I am dealing with 64 registers.
In RV Mode, it is split between the GPRs and FPRs, in BJX2 a unified GPR 
space;
V would mean either extending the register set to 128, or adding a 
separate 32*128 bit register file, which is AFAICT the effective minimum.

Neither option would be good for resource cost.
   Cheaper would have been a SIMD system based on paired FPRs or similar.


>>
>> And, if I were to do something like 'V' I would likely do some things 
>> differently:
>> Rather than having an instruction to load vector control state into 
>> CSR's, it would make more sense IMO to use bigger 64-bit instructions 
>> and encode the vector state directly into these instructions.
>>
>> While this would be worse for code density, it would avoid needing to 
>> burn instructions setting up vector state, and would have less penalty 
>> (in terms of clock-cycles) if working with heterogeneous vectors.
>>
>>
>> Say, one possibility could be a combo-SIMD op with a control field:
>>    2b vector size
>>      64 / 128 / resv / resv
>>    2b element size
>>      8 / 16/ 32/ 64
>>    2b category
>>      wrap / modulo
>>      float
>>      signed saturate
>>      unsigned saturate
>>    6b operator
>>      add, sub, mul, mac, mulhi, ...
>>
> 
> Q+ is setup almost that way. It uses 48b instructions. There is a 2b 
> precision field in instructions that determines the lane/sub element 
> size 8/16/32/64. The precision field also applies to scalar registers. 
> The category is wrapped up in the opcode which is seven bits. One can do 
> a float add on a vector register, then a bitwise operation on the same 
> register. The vector registers work the same way as the scalar ones. 
> There is no type state associated with them, unlike RISCV. To control 
> the length (which lanes are active) there is a global mask register 
> instead of a vector length register.
> 
> Sign control plus a vector indicator for each register spec results in a 
> seven-bit spec, and there are four registers encoded in an instruction, 
> which uses 28-bit, combined with a seven-bit opcode is 35 bits. There 
> was just no way the instruction set was fitting in 32b.
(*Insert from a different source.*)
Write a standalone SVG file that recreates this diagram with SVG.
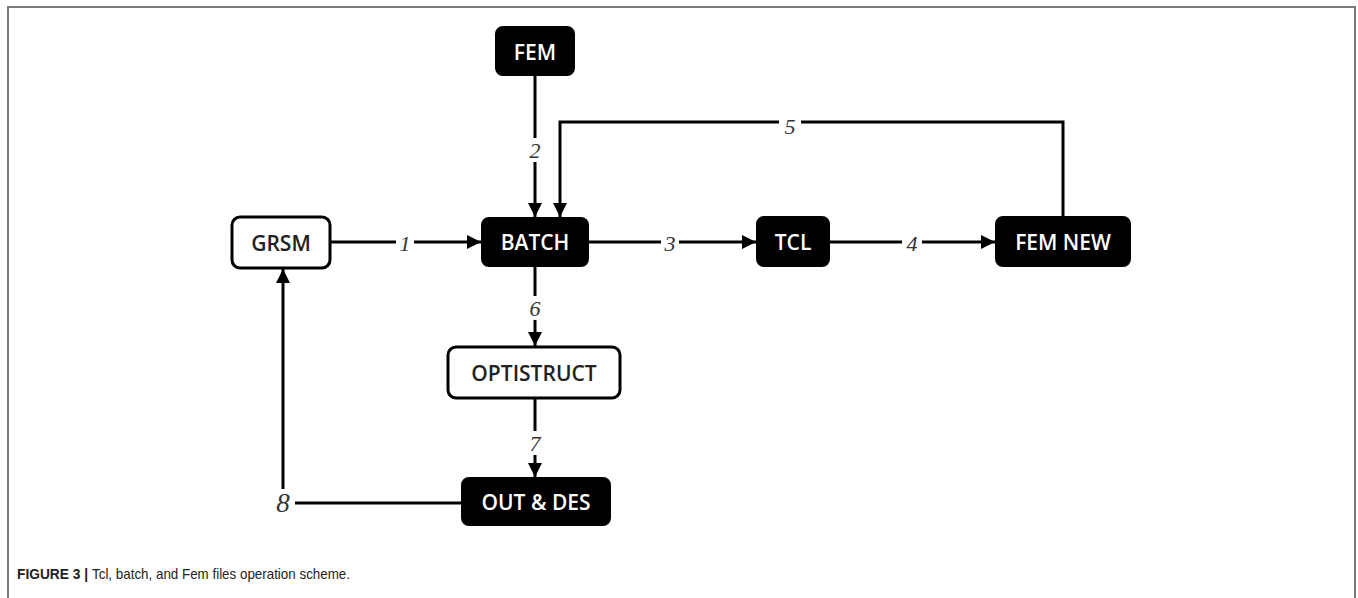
<svg xmlns="http://www.w3.org/2000/svg" width="1358" height="598" viewBox="0 0 1358 598">
<style>
.frame{fill:none;stroke:#7a7a7a;stroke-width:2}
.dark{fill:#000;stroke:#000;stroke-width:2}
.light{fill:#fff;stroke:#000;stroke-width:3}
.tl{font-family:"Open Sans","Liberation Sans",sans-serif;font-size:21px;font-weight:600;text-anchor:middle;dominant-baseline:central}
.tw{fill:#fff}
.tb{fill:#222}
.ln{fill:none;stroke:#000;stroke-width:3}
.num{font-family:"Liberation Serif","DejaVu Serif",serif;font-style:italic;font-size:22px;fill:#333;text-anchor:middle;dominant-baseline:central}
.bg{fill:#fff}
.cap{font-family:"Liberation Sans",Arial,sans-serif;font-size:15px;fill:#222}
</style>
<defs>
<marker id="ah" viewBox="0 0 14 14" refX="14" refY="7" markerWidth="14" markerHeight="14" markerUnits="userSpaceOnUse" orient="auto">
<path d="M0,0 L14,7 L0,14 Z" fill="#000"/>
</marker>
</defs>
<rect width="1358" height="598" fill="#fff"/>
<path class="frame" d="M8,600 L8,7 L1355,7 L1355,600"/>
<g id="connectors">
<line class="ln" x1="535" y1="75" x2="535" y2="217" marker-end="url(#ah)"/>
<line class="ln" x1="330" y1="242" x2="481" y2="242" marker-end="url(#ah)"/>
<line class="ln" x1="588" y1="242" x2="756" y2="242" marker-end="url(#ah)"/>
<line class="ln" x1="829" y1="242" x2="995" y2="242" marker-end="url(#ah)"/>
<polyline class="ln" points="1063,217 1063,122 560,122 560,217" marker-end="url(#ah)"/>
<line class="ln" x1="535" y1="266" x2="535" y2="346" marker-end="url(#ah)"/>
<line class="ln" x1="535" y1="398" x2="535" y2="477" marker-end="url(#ah)"/>
<line class="ln" x1="462" y1="503" x2="295" y2="503"/>
<line class="ln" x1="283" y1="489" x2="283" y2="269" marker-end="url(#ah)"/>
<rect class="bg" x="525" y="138" width="20" height="24"/>
<text class="num" x="535" y="150">2</text>
<rect class="bg" x="396" y="230" width="18" height="24"/>
<text class="num" x="405" y="243">1</text>
<rect class="bg" x="661" y="230" width="18" height="24"/>
<text class="num" x="670" y="243">3</text>
<rect class="bg" x="902" y="230" width="20" height="24"/>
<text class="num" x="912" y="243">4</text>
<rect class="bg" x="779" y="111" width="22" height="24"/>
<text class="num" x="790" y="126">5</text>
<rect class="bg" x="526" y="296" width="18" height="24"/>
<text class="num" x="535" y="308">6</text>
<rect class="bg" x="526" y="431" width="18" height="24"/>
<text class="num" x="535" y="443">7</text>
<text class="num" x="283" y="503" style="font-size:27px">8</text>
</g>
<g id="node-fem">
<rect class="dark" x="496" y="27" width="78" height="48" rx="7"/>
<text class="tl tw" x="535" y="52">FEM</text>
</g>
<g id="node-grsm">
<rect class="light" x="232" y="217" width="98" height="51" rx="8"/>
<text class="tl tb" x="281" y="243">GRSM</text>
</g>
<g id="node-batch">
<rect class="dark" x="482" y="218" width="106" height="48" rx="7"/>
<text class="tl tw" x="535" y="242">BATCH</text>
</g>
<g id="node-tcl">
<rect class="dark" x="757" y="217" width="72" height="49" rx="7"/>
<text class="tl tw" x="793" y="242">TCL</text>
</g>
<g id="node-femnew">
<rect class="dark" x="996" y="217" width="134" height="49" rx="7"/>
<text class="tl tw" x="1063" y="242">FEM NEW</text>
</g>
<g id="node-optistruct">
<rect class="light" x="448" y="347" width="172" height="51" rx="8"/>
<text class="tl tb" x="534" y="373">OPTISTRUCT</text>
</g>
<g id="node-outdes">
<rect class="dark" x="462" y="478" width="148" height="47" rx="7"/>
<text class="tl tw" x="536" y="502">OUT &amp; DES</text>
</g>
<text class="cap" x="17" y="579" font-weight="bold" textLength="71" lengthAdjust="spacingAndGlyphs">FIGURE 3 |</text>
<text class="cap" x="92" y="579" textLength="258" lengthAdjust="spacingAndGlyphs">Tcl, batch, and Fem files operation scheme.</text>
</svg>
For a while the 
> ISA was 40-bit, but I figured it was better to go 48-bit then add some 
> additional functionality to make up for the wider ISA.
> 

My leaning for 64 bit was mostly so that it does not break 32-bit 
alignment for the 32-bit instructions.

In this case:
WEX currently needs 32-bit alignment;
If I added superscalar to BJX2, it would likely also require 32-bit 
alignment.


> 
> 
>> Though, with not every combination necessarily being allowed.
>> Say, for example, if the implementation limits FP-SIMD to 4 or 8 
>> vector elements.
>>
>> Though, it may make sense to be asymmetric as well:
>>    2-vide vectors can support Binary64
>>    4-wide can support Binary32
>>    8-wide can support Binary16 ( + 4x FP16 units)
>>    16 can support FP8 ( + 8x FP8 units)
>>
>> Whereas, say, 16x Binary32 capable units would be infeasible.
>>
>> Well, as opposed to defining encodings one-at-a-time in the 32-bit 
>> encoding space.
>>
>>
>> It could be tempting to possibly consider using pipelining and multi- 
>> stage decoding to allow some ops as well. Say, possibly handling 8- 
>> wide vectors internally as 2x 4-wide operations, or maybe allowing 
>> 256-bit vector ops in the absence of 256-bit vectors in hardware.
>>
>> ...
>>
> Q+ has two ALU’s, which may, at some point, be expanded by two more ALUs 
> with reduced functionality.
> 

I have 3x 64-bit ALUs.
The first 2 may combine for 128-bit operations.


> It sounds great, but I cannot seem to get Q+ to synthesize correctly. It 
> reports the size as 45kLUTs, but I know the size is about double that, 
> based on previous synthesis. A bunch of the components are showing up as 
========== REMAINDER OF ARTICLE TRUNCATED ==========